:: Records ::
----------------
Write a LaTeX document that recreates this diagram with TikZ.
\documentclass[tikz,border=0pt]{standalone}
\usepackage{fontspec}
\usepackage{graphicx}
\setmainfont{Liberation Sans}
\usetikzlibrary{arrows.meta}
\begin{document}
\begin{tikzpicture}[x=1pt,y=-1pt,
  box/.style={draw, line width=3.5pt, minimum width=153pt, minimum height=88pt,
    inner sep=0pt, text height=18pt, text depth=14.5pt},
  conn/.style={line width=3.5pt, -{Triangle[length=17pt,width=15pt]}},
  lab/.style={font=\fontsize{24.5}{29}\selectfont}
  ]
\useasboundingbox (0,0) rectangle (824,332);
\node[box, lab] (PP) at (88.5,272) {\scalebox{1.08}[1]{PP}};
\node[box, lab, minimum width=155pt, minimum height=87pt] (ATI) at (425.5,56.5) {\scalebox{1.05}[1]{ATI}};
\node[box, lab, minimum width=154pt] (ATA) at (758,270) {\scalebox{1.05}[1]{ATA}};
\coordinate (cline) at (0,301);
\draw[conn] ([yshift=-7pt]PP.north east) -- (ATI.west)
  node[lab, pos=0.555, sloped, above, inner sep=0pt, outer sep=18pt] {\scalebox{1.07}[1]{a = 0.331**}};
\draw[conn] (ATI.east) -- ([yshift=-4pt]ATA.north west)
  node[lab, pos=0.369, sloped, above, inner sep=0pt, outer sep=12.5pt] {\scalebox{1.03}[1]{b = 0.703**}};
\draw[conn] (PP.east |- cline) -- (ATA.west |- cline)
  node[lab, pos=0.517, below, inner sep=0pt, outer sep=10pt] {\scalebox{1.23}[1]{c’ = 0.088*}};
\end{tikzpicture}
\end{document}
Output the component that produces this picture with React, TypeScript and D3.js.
----------------
:: Written problem ::
Above are the records. Identify each line that contains the word "with".

:: The reply ::
Write a LaTeX document that recreates this diagram with TikZ.
Output the component that produces this picture with React, TypeScript and D3.js.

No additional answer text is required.